Alumni

Brian Allred

Brian & Stacey Alred ALUMNUS: Brian Allred (2007)
MINISTRY: New Life Presbyterian Church (PCA)
LOCATION: Yorktown, IN
FAMILY: Wife – Stacey; children – Aaron, 12; Miriam (Mimi), 2
Brian Allred taught for nine years in the Department of Physiology and Health Science at Ball State University prior to attending Mid-America Reformed Seminary. Following his graduation in 2007, he taught Greek at the Seminary for two years. He has found his teaching experience was good preparation for the educational aspects of his current preaching ministry.


Rev. Allred, you’re an assistant pastor at New Life Presbyterian Church (PCA) in Yorktown, IN. What is your official title and how would you describe your job responsibilities at New Life?

I am the Pastor of Church Education and Discipleship. My primary responsibilities are teaching, discipline, and counseling. I oversee the educational ministries of the church while working alongside our youth director and our coordinator of children’s ministries. I mainly teach adults.

I am also involved in facilitating classes for men in our presbytery going through an online masters program. I have had the opportunity to teach on site courses in Greek, Hebrew, Church History and Christology. I have made these courses available for people in the community and at New Life for auditing.

New Life is located near Ball State University, which you attended and where you taught. In what ways is New Life Presbyterian reaching out to local college students?
                                                                                                                   
We don’t have a specific “outreach” to campus, but over 100 students attend New Life on a weekly basis.

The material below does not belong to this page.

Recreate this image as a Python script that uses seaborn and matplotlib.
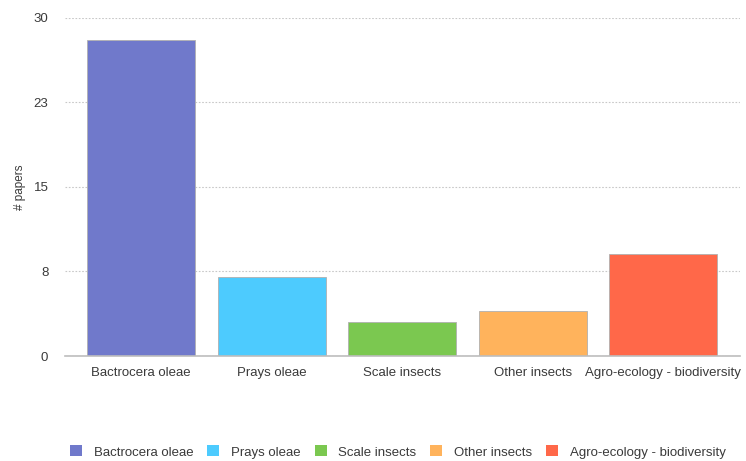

College students are an important component of the church and we are intentional about ministering to them and involving them in the life and various ministries of the church. We have had to go to three Sunday morning services to accommodate the growth. That is not so much a matter of our “reaching out” as it is the Lord has simply blessed us with their presence and energy.

I have taught Bible studies in my home to students who are around during the summer and I am involved in discipling several students on a weekly basis during the academic year. In addition, there are several engagements each year among our young couples and I have had the privilege of providing pre-marital counseling for 12 couples and conducting 11 weddings in my first two and a half years at New Life.

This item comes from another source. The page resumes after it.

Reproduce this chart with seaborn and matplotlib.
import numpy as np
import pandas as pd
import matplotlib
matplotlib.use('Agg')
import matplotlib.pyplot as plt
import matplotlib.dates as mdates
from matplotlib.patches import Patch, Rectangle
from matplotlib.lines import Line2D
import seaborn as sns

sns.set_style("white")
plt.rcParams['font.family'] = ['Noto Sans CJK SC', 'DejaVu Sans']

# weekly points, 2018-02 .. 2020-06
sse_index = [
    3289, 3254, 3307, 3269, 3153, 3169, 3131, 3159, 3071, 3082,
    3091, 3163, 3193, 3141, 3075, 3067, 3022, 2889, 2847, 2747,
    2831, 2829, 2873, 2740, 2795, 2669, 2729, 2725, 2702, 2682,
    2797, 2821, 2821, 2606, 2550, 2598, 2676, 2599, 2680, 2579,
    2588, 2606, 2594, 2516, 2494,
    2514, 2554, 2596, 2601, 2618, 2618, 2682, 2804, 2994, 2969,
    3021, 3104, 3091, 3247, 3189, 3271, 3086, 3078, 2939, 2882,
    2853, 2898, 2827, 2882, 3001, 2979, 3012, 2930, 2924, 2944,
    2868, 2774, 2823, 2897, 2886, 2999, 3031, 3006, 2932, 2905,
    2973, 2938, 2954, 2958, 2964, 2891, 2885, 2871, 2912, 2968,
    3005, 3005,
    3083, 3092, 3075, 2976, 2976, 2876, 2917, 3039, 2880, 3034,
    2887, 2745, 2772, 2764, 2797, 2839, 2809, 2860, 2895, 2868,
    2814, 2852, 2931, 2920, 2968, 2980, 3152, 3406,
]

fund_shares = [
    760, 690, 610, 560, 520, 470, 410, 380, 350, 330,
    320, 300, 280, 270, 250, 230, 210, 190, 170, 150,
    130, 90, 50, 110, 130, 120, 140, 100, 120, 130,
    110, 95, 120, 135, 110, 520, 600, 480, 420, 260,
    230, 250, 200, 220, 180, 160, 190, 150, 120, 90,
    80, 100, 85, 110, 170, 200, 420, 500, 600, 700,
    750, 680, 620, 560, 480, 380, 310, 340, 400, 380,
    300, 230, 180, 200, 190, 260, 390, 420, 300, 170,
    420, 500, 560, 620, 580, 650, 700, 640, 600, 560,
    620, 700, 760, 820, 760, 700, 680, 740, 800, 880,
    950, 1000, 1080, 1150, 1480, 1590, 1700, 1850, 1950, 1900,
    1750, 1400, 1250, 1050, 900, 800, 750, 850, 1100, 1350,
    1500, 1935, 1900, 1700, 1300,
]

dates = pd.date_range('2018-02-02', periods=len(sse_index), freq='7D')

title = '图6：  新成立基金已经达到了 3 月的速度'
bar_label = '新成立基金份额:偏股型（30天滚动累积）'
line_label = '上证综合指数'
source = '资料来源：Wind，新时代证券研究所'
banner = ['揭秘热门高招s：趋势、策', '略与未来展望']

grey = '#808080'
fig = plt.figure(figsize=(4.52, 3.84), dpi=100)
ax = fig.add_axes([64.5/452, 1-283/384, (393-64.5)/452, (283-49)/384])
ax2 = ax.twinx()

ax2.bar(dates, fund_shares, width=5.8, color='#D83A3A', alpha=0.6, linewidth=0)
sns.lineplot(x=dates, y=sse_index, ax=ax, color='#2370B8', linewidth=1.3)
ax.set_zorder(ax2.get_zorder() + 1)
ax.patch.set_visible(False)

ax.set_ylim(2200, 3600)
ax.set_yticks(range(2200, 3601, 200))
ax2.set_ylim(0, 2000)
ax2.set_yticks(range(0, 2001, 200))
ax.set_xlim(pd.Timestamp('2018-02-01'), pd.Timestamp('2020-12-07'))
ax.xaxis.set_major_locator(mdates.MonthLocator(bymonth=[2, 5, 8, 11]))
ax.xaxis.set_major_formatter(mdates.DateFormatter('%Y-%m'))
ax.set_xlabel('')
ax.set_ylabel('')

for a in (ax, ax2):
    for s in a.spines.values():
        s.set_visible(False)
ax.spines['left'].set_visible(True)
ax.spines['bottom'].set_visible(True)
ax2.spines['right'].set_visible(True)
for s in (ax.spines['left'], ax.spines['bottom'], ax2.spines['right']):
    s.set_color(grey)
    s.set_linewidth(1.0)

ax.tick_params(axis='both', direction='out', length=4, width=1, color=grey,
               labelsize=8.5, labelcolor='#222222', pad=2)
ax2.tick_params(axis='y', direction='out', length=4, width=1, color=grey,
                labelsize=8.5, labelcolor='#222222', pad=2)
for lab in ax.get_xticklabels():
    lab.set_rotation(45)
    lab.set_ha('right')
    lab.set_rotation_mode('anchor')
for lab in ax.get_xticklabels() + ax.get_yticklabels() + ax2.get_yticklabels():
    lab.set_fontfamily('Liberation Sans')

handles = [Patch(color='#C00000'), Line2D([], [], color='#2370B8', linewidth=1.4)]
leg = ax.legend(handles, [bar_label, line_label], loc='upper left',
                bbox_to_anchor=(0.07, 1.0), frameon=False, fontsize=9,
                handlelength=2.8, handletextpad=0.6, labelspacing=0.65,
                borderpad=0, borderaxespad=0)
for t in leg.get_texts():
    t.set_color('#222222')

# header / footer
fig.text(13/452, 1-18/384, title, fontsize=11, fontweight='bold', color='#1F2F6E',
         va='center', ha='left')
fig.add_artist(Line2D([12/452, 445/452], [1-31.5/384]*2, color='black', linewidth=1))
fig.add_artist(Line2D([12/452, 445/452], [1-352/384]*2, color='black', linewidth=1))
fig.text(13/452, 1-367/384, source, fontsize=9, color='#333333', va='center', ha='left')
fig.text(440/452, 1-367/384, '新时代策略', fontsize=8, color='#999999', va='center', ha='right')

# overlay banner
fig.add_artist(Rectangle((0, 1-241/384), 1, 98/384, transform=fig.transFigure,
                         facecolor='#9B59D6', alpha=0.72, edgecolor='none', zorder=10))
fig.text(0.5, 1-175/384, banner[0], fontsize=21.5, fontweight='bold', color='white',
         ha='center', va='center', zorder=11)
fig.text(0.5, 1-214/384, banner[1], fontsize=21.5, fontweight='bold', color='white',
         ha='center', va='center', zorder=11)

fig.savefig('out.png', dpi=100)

Several staff members of Campus Crusade for Christ also attend our church and we have supported their efforts to reach out to international students by hosting events. We are in a privileged situation in that the nations are coming to us and we have an opportunity to share the gospel with them.

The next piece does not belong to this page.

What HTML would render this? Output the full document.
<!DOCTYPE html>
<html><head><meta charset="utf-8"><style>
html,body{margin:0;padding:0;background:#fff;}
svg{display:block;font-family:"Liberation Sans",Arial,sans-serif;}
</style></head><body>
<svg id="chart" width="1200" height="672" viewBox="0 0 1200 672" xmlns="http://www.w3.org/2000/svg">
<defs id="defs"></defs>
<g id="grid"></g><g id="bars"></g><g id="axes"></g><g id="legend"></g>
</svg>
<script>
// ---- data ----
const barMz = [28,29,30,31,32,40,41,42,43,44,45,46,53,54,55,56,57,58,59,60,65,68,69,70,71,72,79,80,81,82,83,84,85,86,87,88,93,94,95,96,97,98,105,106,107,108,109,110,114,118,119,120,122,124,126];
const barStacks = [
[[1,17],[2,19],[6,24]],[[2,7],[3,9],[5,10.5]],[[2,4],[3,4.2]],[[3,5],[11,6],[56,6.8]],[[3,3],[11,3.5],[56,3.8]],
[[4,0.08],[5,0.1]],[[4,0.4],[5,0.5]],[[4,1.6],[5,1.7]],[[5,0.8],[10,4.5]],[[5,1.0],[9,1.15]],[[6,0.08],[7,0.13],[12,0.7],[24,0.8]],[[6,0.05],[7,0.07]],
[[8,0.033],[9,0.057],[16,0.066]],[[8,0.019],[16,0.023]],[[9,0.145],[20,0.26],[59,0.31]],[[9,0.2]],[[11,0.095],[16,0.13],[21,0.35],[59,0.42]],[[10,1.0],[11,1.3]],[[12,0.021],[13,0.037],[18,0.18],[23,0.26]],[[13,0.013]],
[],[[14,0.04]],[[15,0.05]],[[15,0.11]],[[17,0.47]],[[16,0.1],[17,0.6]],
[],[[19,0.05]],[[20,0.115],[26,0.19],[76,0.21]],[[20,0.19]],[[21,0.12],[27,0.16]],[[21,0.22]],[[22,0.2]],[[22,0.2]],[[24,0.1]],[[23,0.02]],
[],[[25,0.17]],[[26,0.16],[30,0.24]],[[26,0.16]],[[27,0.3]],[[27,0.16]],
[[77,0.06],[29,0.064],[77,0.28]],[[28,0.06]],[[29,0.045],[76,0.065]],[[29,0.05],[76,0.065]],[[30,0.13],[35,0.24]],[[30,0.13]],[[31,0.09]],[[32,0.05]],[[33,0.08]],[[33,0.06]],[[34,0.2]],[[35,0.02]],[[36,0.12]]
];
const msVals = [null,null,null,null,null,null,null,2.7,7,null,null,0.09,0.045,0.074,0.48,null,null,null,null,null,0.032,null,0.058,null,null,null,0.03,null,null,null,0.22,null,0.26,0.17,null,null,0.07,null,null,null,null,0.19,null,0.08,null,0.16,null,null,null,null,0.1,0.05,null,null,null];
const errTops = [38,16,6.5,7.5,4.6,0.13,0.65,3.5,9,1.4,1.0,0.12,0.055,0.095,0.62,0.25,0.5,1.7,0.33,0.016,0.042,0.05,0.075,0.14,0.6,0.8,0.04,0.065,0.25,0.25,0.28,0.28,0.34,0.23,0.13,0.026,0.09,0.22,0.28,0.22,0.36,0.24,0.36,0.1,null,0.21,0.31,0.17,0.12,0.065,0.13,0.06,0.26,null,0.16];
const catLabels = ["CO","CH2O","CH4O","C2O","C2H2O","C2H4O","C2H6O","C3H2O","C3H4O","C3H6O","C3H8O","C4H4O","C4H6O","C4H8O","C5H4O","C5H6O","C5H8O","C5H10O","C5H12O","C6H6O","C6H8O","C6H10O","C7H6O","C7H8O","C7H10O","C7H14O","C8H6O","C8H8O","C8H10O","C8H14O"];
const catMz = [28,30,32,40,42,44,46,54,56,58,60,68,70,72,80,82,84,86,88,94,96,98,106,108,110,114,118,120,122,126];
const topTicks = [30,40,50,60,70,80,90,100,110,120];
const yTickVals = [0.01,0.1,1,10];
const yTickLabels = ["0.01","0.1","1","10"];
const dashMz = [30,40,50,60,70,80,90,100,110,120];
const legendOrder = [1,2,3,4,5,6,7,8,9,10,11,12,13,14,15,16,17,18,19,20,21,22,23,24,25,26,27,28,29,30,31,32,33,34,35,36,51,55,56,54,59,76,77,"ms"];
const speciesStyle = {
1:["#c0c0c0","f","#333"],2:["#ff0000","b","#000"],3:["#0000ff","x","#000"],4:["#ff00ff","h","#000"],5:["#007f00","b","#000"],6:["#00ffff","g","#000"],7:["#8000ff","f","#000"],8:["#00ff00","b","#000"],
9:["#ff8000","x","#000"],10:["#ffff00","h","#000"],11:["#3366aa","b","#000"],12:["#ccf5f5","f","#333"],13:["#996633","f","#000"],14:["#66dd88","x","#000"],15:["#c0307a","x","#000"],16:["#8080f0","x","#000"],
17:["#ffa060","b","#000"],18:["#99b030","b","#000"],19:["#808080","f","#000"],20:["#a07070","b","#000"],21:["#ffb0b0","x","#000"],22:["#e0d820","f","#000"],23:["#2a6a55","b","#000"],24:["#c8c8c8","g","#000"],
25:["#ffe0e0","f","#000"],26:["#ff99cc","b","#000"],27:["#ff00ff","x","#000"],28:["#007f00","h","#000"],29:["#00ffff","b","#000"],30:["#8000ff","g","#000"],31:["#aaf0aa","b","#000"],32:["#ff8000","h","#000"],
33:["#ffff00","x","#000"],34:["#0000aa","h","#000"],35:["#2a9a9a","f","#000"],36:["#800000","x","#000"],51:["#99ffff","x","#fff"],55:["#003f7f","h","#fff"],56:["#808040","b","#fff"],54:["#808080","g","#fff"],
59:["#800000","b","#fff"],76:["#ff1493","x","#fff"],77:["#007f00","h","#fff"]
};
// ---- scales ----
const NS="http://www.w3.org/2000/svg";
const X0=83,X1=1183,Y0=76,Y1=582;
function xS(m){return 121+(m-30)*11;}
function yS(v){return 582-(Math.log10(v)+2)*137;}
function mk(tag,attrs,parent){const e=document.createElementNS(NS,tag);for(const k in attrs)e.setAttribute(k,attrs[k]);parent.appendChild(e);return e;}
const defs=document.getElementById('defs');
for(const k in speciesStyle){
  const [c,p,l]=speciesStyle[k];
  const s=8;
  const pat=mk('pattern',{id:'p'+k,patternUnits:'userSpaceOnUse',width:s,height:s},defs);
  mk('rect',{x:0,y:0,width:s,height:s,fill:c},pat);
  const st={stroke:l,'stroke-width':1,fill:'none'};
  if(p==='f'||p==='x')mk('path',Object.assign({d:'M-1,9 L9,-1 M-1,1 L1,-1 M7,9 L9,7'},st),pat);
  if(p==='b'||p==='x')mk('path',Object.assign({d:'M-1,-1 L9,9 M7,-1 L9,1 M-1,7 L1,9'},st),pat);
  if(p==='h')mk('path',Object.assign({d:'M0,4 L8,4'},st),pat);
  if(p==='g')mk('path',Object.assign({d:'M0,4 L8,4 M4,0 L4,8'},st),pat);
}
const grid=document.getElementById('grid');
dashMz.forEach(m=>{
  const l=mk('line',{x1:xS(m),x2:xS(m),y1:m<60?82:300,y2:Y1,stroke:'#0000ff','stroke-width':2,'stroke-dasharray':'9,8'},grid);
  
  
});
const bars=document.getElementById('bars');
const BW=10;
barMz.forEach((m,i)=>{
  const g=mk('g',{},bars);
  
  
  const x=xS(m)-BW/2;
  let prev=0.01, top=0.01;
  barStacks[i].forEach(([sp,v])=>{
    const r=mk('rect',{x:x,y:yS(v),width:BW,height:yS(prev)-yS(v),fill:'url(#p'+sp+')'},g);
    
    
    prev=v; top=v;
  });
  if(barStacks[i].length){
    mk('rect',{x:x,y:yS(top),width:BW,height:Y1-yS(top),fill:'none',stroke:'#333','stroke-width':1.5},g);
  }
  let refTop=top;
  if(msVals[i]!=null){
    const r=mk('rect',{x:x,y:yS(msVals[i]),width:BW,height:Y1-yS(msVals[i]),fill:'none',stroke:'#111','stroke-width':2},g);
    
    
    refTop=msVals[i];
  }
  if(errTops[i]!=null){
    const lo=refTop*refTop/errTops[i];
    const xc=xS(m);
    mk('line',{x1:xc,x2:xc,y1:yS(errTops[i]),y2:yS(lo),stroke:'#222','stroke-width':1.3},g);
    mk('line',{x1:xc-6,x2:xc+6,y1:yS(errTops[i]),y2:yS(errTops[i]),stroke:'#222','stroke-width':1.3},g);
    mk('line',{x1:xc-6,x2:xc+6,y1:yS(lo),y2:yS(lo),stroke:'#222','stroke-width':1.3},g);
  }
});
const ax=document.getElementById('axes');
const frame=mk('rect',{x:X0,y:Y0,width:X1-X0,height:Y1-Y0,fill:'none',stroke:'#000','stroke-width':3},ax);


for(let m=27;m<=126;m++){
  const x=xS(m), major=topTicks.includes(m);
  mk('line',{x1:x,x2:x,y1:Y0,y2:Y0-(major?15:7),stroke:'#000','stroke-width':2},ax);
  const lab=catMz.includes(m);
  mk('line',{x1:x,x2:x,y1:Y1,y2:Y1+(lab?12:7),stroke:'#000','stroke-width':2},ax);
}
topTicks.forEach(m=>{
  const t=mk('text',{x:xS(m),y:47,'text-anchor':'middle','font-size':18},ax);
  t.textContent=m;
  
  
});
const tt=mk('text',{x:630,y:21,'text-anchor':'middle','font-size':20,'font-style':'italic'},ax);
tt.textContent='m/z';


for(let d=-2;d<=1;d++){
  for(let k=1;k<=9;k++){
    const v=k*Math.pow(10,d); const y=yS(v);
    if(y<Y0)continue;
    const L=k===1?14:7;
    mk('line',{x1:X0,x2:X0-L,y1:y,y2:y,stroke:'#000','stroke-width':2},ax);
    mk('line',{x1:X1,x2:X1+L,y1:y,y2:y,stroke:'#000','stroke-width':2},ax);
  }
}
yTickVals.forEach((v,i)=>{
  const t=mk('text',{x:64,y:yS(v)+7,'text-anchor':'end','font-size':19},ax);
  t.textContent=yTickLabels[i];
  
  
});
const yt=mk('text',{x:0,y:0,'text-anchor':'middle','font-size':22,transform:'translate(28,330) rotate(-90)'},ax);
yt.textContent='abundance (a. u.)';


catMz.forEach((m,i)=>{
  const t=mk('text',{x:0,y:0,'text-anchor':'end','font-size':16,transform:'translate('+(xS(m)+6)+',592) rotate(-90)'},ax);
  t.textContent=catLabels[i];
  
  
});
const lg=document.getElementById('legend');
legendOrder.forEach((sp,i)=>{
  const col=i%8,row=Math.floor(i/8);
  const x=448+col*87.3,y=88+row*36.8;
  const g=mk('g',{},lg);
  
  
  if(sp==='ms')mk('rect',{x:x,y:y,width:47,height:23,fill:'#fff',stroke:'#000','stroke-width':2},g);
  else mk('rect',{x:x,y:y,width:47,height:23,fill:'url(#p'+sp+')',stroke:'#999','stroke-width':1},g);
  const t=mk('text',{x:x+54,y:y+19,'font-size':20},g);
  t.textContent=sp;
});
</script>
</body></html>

What led you to leave your teaching career and go into the ministry?

I transitioned from teaching at Ball State to doing full-time college ministry at a PCA church in Muncie, IN, in 2000 and that started me on the path of vocational ministry. The way I look at it, I didn’t give up my teaching career, I just changed what I teach. My ministry has a strong focus on teaching and discipling.

How has your teaching career helped prepare you for the pastorate and in what ways do you continue to utilize your teaching skills while in the ministry?

Because a lot of my ministries involve teaching and discipling, I think the link is obvious. I think teaching beforehand helped develop some stamina for public speaking. I know pastors who get wiped out from teaching from an hour or so. By teaching as a career for long periods of time during the day, I can teach for successive hours and not be tired (though my students might get bored). I typically teach from 10:00 am to approximately 12:40 pm every Sunday morning (we offer Sunday school during both our second servive and third service worship time to provide people with options, and I teach at both times).

What aspects of your Mid-America education did you appreciate the most?

I appreciated learning the languages (Greek and Hebrew), being introduced to resources that reinforced convictions and broadened by perspective and understanding, and being able to develop relationships with the faculty.